8 thoughts on “Work-Related Suicides: When work is so bad that you kill yourself”
  1. Interesting though tragic. But not clear whether “workplace suicide” refers just to suicide at work (a phenomenon that has been identified in France) or whether all work-related suicide is included. Also, what does this mean: “Workers in the public sector had a higher propensity for workplace suicide while workers in the private sector suffered the majority of these fatalities.” Does it just mean there are more private-sector workers so they have more suicides but suicides/worker FTE are higher in the public sector?

    1. I know the feeling. Switched from one 40 hr job to another, and the old one wants me to work per diem if possible but… I just need the cash. Overworked and underpaid, the American dream.

    2. This is just how I feel as well. Working in an office is like a cancer that eats away at your soul the longer you stay.

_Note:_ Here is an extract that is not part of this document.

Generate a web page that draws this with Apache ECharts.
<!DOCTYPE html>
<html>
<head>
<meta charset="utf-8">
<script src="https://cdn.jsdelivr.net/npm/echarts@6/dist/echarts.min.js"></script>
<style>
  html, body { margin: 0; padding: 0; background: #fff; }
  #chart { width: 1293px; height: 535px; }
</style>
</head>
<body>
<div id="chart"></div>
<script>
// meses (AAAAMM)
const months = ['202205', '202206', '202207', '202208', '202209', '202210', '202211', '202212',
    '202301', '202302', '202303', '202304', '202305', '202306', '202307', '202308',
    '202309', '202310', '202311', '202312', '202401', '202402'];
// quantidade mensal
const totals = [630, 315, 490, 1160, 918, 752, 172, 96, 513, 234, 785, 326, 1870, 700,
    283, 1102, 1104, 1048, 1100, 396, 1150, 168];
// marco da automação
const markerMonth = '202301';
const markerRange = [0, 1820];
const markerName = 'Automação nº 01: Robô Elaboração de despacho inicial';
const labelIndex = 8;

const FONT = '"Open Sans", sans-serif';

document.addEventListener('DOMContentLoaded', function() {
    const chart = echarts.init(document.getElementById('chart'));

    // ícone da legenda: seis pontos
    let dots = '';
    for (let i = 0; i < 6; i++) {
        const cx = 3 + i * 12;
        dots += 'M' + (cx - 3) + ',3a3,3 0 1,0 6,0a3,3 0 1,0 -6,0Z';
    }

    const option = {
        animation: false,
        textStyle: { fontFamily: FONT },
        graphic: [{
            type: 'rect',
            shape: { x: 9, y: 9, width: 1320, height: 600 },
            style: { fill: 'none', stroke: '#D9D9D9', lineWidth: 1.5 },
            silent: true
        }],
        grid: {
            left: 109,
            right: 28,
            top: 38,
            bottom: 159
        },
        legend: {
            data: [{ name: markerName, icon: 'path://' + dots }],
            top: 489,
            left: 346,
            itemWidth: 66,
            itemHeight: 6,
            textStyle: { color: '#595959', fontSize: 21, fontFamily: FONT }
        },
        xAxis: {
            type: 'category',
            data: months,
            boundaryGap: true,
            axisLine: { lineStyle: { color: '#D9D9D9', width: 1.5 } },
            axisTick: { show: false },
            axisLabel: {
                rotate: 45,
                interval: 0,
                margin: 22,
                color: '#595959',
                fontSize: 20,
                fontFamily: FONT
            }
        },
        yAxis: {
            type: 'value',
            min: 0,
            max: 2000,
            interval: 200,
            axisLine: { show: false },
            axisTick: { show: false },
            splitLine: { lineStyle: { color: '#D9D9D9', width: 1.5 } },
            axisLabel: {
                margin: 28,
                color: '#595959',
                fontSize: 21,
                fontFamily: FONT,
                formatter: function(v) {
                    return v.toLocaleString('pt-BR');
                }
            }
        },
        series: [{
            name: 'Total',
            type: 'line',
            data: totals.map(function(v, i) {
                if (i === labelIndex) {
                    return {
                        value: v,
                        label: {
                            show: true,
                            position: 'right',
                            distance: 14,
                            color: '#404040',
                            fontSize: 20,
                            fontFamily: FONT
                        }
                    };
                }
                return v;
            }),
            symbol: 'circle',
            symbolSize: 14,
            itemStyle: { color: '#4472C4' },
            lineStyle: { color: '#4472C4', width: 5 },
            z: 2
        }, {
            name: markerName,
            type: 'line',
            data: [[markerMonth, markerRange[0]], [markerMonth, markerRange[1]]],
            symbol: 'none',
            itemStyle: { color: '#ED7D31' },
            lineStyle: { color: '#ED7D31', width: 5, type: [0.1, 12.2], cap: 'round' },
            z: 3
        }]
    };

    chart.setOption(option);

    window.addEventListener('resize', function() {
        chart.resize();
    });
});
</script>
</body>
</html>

  2. I am facing disciplinary action at work because of not getting along with a coworker (she has no common sense and feels a sense of entitlement now that she is in Govt). I have been on for 21 years and she was hired 18 months ago….an immigrant, aged 60 with physical deformities that actually prevent her from doing all her duties and she requires accommodation to do her job! She never listened to what I was trying to teach her and I grew more and more frustrated with her. She has now complained to senior management about some interactions which are petty and some are false.
    I am an anxious person and this has me very worried……I’d rather commit suicide than to go through this. I probably will!! I will be financially ruined with disciplinary action so I might as well end life!!

  3. wages do not cover food and rent. rent is sky-high, minimum wage is so low as to be some sort of joke. 8 years of promotions and positive performance reviews and perfect attendance and still only being paid minimum wage. can’t afford a roof over my head anywhere. nowhere to go for shelter and a meal (homeless shelters are full). for me, it’s either suicide or a slow death on freezing streets anyway. it’s a relief to have a faster death – life was terrible thanks to my awful job that paid starvation wages. not surprised that retail supervision has the highest suicide rate because it is indeed a death sentence.

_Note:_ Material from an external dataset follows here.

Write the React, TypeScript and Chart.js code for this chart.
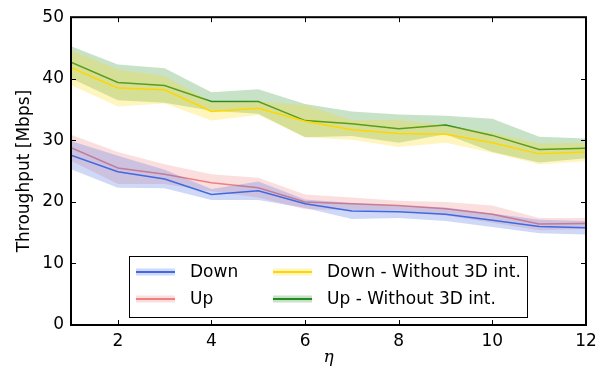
import React, { useEffect, useRef } from "react";
import { Chart, registerables } from "chart.js";

Chart.register(...registerables);

const etaValues = [1, 2, 3, 4, 5, 6, 7, 8, 9, 10, 11, 12];
const xTickValues = [2, 4, 6, 8, 10, 12];
const yTickValues = [0, 10, 20, 30, 40, 50];

const downMean = [27.6, 24.9, 23.7, 21.2, 21.8, 19.7, 18.5, 18.4, 18.0, 17.0, 16.0, 15.8];
const downStd = [2.3, 2.6, 1.5, 0.9, 1.5, 0.7, 1.3, 1.0, 1.1, 1.1, 1.1, 1.1];
const upMean = [28.8, 25.5, 24.5, 23.1, 22.3, 20.0, 19.7, 19.4, 18.9, 18.0, 16.4, 16.5];
const upStd = [2.1, 2.6, 1.6, 1.4, 1.6, 1.2, 1.0, 0.8, 1.1, 1.4, 1.0, 0.9];
const downNo3DMean = [41.8, 38.5, 38.2, 34.7, 35.2, 33.1, 31.7, 31.1, 31.0, 29.6, 27.8, 28.1];
const downNo3DStd = [2.8, 3.0, 2.2, 1.5, 1.1, 2.6, 1.6, 2.2, 1.4, 1.6, 1.7, 1.5];
const upNo3DMean = [42.7, 39.4, 38.9, 36.3, 36.3, 33.2, 32.7, 31.9, 32.5, 30.8, 28.5, 28.7];
const upNo3DStd = [2.6, 2.9, 2.8, 1.5, 2.0, 2.7, 2.0, 2.3, 1.5, 2.7, 2.1, 1.6];

const seriesLabels = ["Down", "Up", "Down - Without 3D int.", "Up - Without 3D int."];
const seriesColors = ["65,105,225", "240,128,128", "255,215,0", "34,139,34"];

const FONT = "'DejaVu Sans', Verdana, sans-serif";

function App() {
  const ref = useRef<HTMLCanvasElement | null>(null);

  useEffect(() => {
    if (!ref.current) return;
    const means = [downMean, upMean, downNo3DMean, upNo3DMean];
    const stds = [downStd, upStd, downNo3DStd, upNo3DStd];
    const datasets: any[] = [];
    means.forEach((m, i) => {
      const c = seriesColors[i];
      datasets.push({
        label: seriesLabels[i] + " upper",
        data: etaValues.map((x, k) => ({ x, y: m[k] + stds[i][k] })),
        borderWidth: 0,
        pointRadius: 0,
        backgroundColor: `rgba(${c},0.25)`,
        fill: "+1",
        tension: 0,
      });
      datasets.push({
        label: seriesLabels[i] + " lower",
        data: etaValues.map((x, k) => ({ x, y: m[k] - stds[i][k] })),
        borderWidth: 0,
        pointRadius: 0,
        fill: false,
        tension: 0,
      });
      datasets.push({
        label: seriesLabels[i],
        data: etaValues.map((x, k) => ({ x, y: m[k] })),
        borderColor: `rgb(${c})`,
        borderWidth: 1.5,
        pointRadius: 0,
        fill: false,
        tension: 0,
      });
    });

    const framePlugin = {
      id: "frameTicks",
      afterDatasetsDraw(chart: any) {
        const { ctx, chartArea: a, scales } = chart;
        ctx.save();
        ctx.strokeStyle = "#000";
        ctx.lineWidth = 1;
        const tl = 5;
        xTickValues.forEach((v) => {
          const px = Math.round(scales.x.getPixelForValue(v)) + 0.5;
          ctx.beginPath();
          ctx.moveTo(px, a.bottom);
          ctx.lineTo(px, a.bottom - tl);
          ctx.moveTo(px, a.top);
          ctx.lineTo(px, a.top + tl);
          ctx.stroke();
        });
        yTickValues.forEach((v) => {
          const py = Math.round(scales.y.getPixelForValue(v)) + 0.5;
          ctx.beginPath();
          ctx.moveTo(a.left, py);
          ctx.lineTo(a.left + tl, py);
          ctx.moveTo(a.right, py);
          ctx.lineTo(a.right - tl, py);
          ctx.stroke();
        });
        ctx.lineWidth = 2;
        ctx.strokeRect(a.left, a.top, a.right - a.left, a.bottom - a.top);
        ctx.restore();
      },
      afterDraw(chart: any) {
        const { ctx, chartArea: a } = chart;
        const bx = a.left + 58;
        const by = a.bottom - 69;
        const bw = 398;
        const bh = 61;
        ctx.save();
        ctx.fillStyle = "#fff";
        ctx.fillRect(bx, by, bw, bh);
        ctx.strokeStyle = "#000";
        ctx.lineWidth = 1;
        ctx.strokeRect(bx + 0.5, by + 0.5, bw, bh);
        const cols = [7, 144];
        const textOff = [61, 198];
        const rows = [16, 43];
        const order = [
          [0, 0],
          [1, 0],
          [0, 1],
          [1, 1],
        ];
        ctx.font = `17px ${FONT}`;
        ctx.textBaseline = "middle";
        ctx.textAlign = "left";
        seriesLabels.forEach((lab, i) => {
          const [r, col] = order[i];
          const c = seriesColors[i];
          const x0 = bx + cols[col];
          const y0 = by + rows[r];
          ctx.fillStyle = `rgba(${c},0.25)`;
          ctx.fillRect(x0, y0 - 3.5, 39, 7);
          ctx.strokeStyle = `rgb(${c})`;
          ctx.lineWidth = 2;
          ctx.beginPath();
          ctx.moveTo(x0, y0);
          ctx.lineTo(x0 + 39, y0);
          ctx.stroke();
          ctx.fillStyle = "#000";
          ctx.fillText(lab, bx + textOff[col], y0 + 1);
        });
        ctx.restore();
      },
    };

    const chart = new Chart(ref.current, {
      type: "line",
      data: { datasets },
      options: {
        animation: false,
        responsive: true,
        maintainAspectRatio: false,
        layout: { padding: { left: 0, top: 15, right: 20, bottom: 0 } },
        plugins: { legend: { display: false }, tooltip: { enabled: false } },
        scales: {
          x: {
            type: "linear",
            min: 1,
            max: 12,
            afterBuildTicks: (s: any) => {
              s.ticks = xTickValues.map((v) => ({ value: v }));
            },
            afterFit: (s: any) => {
              s.height = 55;
            },
            grid: { display: false, drawTicks: false },
            border: { display: false },
            ticks: {
              padding: 6,
              color: "#000",
              font: { family: FONT, size: 17 },
              maxRotation: 0,
              autoSkip: false,
            },
            title: {
              display: true,
              text: "η",
              color: "#000",
              font: { family: "'DejaVu Serif', serif", size: 17, style: "italic" },
              padding: { top: 0, bottom: 12 },
            },
          },
          y: {
            type: "linear",
            min: 0,
            max: 50,
            afterBuildTicks: (s: any) => {
              s.ticks = yTickValues.map((v) => ({ value: v }));
            },
            afterFit: (s: any) => {
              s.width = 71;
            },
            grid: { display: false, drawTicks: false },
            border: { display: false },
            ticks: {
              padding: 7,
              color: "#000",
              font: { family: FONT, size: 17 },
            },
            title: {
              display: true,
              text: "Throughput [Mbps]",
              color: "#000",
              font: { family: FONT, size: 17 },
              padding: { top: 14, bottom: 0 },
            },
          },
        },
      },
      plugins: [framePlugin],
    } as any);
    return () => chart.destroy();
  }, []);

  return (
    <div style={{ position: "absolute", left: 0, top: 0, width: 606, height: 380, background: "#fff" }}>
      <canvas ref={ref} />
    </div>
  );
}

export default App;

  4. Boss/new supervisor have taken actions to ruin my job and destroy career advancement opportunities, in addition to disparaging my personal/professional ethics to co-workers and “mushrooming” me. I am the longest tenured, by far, person on staff, and have had my responsibilities apportioned to new hires; no explanations given. When I have asked the reasons things are happening, I am told that they aren’t happening, then the situation is made worse. I believe they know that since I am black, they don’t have to worry about any repercussions.